Collins casts a precious vote in the Senate, where her party holds a slim, two-seat majority. But she is well-known for voting her conscience and in ways she believes will best benefit her constituents back in Maine. Her independence from the party bosses has drawn sharp rebukes from other Republican leaders in Maine, most notably LePage.
Collins’ first bid for the Blaine House in 1994 ended in defeat. She secured her party’s nomination in an eight-way primary in which she captured just 21 percent of the vote but still finished 5 points ahead of her nearest challenger, Augusta attorney and former state lawmaker Sumner Lipman.

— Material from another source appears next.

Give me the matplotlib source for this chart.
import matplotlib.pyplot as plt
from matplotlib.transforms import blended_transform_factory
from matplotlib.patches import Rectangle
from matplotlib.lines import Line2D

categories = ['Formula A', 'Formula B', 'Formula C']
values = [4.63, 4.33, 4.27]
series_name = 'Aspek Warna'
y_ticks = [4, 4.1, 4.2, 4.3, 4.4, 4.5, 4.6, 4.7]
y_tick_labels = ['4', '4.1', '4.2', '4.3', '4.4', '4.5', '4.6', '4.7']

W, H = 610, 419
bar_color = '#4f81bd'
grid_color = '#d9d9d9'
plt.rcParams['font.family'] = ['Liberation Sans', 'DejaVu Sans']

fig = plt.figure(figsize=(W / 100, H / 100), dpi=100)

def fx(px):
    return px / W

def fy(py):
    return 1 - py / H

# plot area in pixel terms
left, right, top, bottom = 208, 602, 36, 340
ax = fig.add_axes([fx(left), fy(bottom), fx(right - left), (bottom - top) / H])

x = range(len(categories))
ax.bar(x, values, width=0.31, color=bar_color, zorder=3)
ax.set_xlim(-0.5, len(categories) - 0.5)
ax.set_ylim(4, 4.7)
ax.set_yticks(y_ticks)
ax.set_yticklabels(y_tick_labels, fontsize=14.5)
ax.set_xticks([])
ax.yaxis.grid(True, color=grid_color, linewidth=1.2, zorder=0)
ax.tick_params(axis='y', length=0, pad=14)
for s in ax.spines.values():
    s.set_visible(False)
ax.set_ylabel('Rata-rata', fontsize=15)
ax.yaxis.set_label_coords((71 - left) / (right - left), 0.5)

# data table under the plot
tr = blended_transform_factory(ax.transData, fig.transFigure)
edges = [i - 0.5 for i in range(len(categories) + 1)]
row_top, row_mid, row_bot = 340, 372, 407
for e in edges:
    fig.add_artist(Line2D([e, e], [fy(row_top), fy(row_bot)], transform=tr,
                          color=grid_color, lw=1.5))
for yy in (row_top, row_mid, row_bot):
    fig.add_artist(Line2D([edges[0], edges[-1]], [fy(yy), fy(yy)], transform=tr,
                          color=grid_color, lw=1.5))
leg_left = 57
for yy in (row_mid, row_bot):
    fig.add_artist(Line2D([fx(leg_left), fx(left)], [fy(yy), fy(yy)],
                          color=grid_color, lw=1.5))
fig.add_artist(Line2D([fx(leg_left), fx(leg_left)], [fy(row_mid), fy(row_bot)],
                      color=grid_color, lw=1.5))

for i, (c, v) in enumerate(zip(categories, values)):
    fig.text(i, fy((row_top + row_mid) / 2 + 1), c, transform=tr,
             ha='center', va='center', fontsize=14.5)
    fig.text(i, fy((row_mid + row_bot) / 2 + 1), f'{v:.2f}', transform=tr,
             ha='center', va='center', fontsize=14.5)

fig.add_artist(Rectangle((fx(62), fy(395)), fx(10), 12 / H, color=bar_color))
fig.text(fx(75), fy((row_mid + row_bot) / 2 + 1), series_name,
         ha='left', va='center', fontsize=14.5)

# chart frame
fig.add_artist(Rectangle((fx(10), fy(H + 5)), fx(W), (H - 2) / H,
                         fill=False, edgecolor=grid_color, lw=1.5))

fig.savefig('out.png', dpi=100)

She first rose to national prominence in the wake of the Sept. 11, 2001, terror attacks when she became the chairwoman of the Senate’s Homeland Security Committee. She and then-Sen. Joe Lieberman, then a Democrat from Connecticut, ushered through a series of reforms that dramatically restructured the U.S. intelligence community while also creating the Department of Homeland Security.
Collins was the primary author of the Intelligence Reform and Terrorism Prevention Act to, “reorganize the 17 separate organizations of the intelligence community and to change their culture from “need to know” to “need to share” so we could increase the likelihood that agencies would “connect the dots” to thwart future attacks,” Collins wrote in a 2011 guest column for the Portland Press Herald/Maine Sunday Telegram.

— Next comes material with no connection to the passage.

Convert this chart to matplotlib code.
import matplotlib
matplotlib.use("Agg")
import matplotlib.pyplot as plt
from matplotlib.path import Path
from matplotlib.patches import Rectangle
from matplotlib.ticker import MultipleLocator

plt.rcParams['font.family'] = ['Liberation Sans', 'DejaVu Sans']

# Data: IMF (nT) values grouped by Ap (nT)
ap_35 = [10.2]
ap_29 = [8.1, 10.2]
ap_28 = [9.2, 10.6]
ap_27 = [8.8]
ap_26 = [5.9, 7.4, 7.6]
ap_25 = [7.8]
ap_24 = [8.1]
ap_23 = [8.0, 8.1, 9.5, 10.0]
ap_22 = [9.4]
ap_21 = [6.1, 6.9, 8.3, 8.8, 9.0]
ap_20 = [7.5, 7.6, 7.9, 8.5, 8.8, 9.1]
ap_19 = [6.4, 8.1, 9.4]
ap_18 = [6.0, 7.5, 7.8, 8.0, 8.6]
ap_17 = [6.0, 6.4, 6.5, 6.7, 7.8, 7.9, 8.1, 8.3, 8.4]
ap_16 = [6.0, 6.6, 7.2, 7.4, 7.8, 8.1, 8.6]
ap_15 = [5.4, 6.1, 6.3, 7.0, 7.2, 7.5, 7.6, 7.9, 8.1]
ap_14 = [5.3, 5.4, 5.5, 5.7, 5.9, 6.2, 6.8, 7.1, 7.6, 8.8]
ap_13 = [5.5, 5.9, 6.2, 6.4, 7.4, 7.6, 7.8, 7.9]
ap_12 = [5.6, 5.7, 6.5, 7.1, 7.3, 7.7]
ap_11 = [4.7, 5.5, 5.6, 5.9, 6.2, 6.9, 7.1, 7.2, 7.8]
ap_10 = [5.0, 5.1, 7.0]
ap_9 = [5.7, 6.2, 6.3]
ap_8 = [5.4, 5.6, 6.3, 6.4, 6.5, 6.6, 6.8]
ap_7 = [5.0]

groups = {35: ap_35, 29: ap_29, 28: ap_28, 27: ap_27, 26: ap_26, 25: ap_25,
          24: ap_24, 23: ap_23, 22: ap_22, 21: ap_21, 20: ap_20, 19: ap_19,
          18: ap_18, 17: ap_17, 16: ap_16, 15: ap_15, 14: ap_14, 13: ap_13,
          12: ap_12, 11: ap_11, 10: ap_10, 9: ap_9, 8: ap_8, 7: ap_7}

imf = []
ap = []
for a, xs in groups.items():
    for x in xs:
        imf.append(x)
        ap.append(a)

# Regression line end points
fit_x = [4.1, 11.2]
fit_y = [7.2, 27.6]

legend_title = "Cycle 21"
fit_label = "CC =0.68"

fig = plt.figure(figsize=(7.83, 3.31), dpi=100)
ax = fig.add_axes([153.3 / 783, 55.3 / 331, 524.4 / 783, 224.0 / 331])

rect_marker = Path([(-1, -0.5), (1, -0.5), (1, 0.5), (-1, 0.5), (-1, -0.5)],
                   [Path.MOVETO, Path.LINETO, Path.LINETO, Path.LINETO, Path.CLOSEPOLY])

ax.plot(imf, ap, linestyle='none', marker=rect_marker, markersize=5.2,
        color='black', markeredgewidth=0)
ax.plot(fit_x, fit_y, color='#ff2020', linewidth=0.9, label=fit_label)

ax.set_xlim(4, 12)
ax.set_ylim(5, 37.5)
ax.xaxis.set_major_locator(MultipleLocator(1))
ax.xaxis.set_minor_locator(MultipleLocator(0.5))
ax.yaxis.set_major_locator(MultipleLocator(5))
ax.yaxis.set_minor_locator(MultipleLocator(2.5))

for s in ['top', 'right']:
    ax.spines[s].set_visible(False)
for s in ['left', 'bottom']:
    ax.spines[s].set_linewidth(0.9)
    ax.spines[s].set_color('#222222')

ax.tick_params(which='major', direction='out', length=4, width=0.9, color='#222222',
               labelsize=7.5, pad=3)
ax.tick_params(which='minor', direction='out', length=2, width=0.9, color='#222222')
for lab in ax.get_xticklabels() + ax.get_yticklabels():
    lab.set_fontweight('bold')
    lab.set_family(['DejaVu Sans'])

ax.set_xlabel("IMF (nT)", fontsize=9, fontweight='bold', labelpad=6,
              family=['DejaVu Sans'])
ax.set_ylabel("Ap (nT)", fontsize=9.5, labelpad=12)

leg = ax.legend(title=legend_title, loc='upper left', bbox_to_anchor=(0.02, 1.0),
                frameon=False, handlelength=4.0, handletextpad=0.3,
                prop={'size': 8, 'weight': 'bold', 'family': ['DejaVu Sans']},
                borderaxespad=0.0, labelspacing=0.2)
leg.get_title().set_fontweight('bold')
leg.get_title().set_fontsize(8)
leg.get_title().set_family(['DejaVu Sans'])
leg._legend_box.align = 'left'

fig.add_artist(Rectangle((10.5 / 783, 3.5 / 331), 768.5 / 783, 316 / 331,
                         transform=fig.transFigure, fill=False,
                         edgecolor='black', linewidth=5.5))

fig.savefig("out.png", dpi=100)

Her work on other Senate committees has enabled her to be in a position to help secure Department of Defense shipbuilding contracts for one of the state’s largest employers, General Dynamics’ Bath Ironworks in Bath.
Collins’ role as the chairwoman of the Senate’s special Committee on Aging is also viewed as an important one for Maine, a state with the oldest median age in the nation.

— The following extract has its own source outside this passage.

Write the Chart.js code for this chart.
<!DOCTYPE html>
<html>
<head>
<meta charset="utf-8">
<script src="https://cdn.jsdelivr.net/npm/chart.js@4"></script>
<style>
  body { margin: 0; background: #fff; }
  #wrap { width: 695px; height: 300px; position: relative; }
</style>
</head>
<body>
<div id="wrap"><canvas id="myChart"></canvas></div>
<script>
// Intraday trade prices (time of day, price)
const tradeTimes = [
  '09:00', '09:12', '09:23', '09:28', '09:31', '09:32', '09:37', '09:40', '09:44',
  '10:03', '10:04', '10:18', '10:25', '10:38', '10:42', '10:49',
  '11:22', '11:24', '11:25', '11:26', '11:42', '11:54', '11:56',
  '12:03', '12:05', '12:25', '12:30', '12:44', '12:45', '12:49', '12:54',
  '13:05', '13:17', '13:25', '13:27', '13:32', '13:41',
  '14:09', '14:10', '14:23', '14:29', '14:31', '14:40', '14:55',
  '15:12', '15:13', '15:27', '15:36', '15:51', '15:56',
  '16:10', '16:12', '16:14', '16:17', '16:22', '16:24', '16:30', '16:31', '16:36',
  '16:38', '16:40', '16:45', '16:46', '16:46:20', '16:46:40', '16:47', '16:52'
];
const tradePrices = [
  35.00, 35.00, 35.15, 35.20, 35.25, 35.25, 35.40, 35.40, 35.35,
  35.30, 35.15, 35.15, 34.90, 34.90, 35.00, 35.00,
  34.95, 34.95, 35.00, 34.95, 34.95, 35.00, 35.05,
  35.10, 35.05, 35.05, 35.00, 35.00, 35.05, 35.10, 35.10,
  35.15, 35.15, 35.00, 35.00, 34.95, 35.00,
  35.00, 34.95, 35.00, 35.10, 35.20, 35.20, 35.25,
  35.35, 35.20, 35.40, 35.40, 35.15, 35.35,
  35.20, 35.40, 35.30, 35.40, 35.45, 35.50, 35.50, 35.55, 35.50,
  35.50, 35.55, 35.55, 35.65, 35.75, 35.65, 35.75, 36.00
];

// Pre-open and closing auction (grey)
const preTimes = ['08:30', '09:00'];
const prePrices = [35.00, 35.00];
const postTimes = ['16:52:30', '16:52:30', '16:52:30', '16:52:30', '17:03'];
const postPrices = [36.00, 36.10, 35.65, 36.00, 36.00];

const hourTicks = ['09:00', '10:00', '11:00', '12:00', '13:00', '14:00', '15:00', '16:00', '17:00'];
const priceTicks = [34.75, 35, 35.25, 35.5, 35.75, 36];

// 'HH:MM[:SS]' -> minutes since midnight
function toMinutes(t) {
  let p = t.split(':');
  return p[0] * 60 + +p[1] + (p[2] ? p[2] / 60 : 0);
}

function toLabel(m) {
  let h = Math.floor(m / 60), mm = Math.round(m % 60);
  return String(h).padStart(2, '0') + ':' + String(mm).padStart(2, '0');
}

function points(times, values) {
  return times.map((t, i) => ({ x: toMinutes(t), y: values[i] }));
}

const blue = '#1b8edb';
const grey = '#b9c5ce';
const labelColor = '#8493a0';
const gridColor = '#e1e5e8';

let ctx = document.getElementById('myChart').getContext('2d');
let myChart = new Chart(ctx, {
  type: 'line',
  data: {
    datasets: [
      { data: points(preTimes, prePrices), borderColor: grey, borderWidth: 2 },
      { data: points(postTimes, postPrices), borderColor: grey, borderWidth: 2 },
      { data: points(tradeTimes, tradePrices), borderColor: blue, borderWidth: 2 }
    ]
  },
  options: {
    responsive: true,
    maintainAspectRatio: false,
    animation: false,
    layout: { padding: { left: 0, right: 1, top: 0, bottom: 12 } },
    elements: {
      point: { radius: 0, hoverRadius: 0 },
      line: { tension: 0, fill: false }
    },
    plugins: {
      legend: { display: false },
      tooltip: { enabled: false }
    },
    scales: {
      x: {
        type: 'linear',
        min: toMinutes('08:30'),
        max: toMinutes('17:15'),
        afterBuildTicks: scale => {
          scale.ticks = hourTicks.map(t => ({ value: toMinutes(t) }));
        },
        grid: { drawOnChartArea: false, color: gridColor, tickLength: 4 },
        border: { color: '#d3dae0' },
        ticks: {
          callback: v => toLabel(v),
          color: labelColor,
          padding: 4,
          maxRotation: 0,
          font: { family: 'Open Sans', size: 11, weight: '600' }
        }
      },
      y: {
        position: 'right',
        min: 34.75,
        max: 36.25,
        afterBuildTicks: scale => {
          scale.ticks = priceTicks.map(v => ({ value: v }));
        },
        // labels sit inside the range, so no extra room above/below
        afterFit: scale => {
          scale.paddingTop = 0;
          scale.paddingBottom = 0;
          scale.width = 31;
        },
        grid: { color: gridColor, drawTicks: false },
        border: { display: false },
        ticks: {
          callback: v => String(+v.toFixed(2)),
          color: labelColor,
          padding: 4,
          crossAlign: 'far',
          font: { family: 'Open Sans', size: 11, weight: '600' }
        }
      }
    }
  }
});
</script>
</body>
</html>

Collins has spent her entire career working in public service. Before she was elected to the Senate she served on the staff of U.S. Sen. Bill Cohen, and in the cabinet of Republican Gov. John McKernan as his commissioner for the Maine Department of Professional and Financial Regulation, which oversees the banking and insurance industries.
In 1992, Collins was appointed New England director for the Small Business Administration by President George H.W. Bush. She also served briefly as the Deputy State Treasurer in Massachusetts in 1993 before returning to Maine in 1994.
Long single, Collins, a native of Caribou, married Thomas Daffron in 2012. The couple first met more than 40 years prior, when Daffron hired her as an intern to work in Cohen’s office in Washington, where he served as chief of staff. Daffron, while not a household name in Maine, is a long-time Republican adviser and political consultant and previously helped Collins with her campaigns for office.
Collins said making the announcement was “a big relief.” She said she had not finalized her decision until Wednesday. “I had taken a lot of input from constituents, family members, friends, colleagues, people across the country even,” she said. “No matter where I was people would come up to me and they all had very strong opinions on what I should do.”
Collins also said her mother had urged her to stay in the Senate and she was reassured by the cheering and standing ovation she received Friday from the audience at the chamber breakfast when she said she would stay in the Senate.
Collins said after her speech that criticism by LePage in recent months or his assertion that she would be unable to win a Republican primary in Maine had nothing to do with her decision. She said she was confident she could win a primary but also never took any election for granted.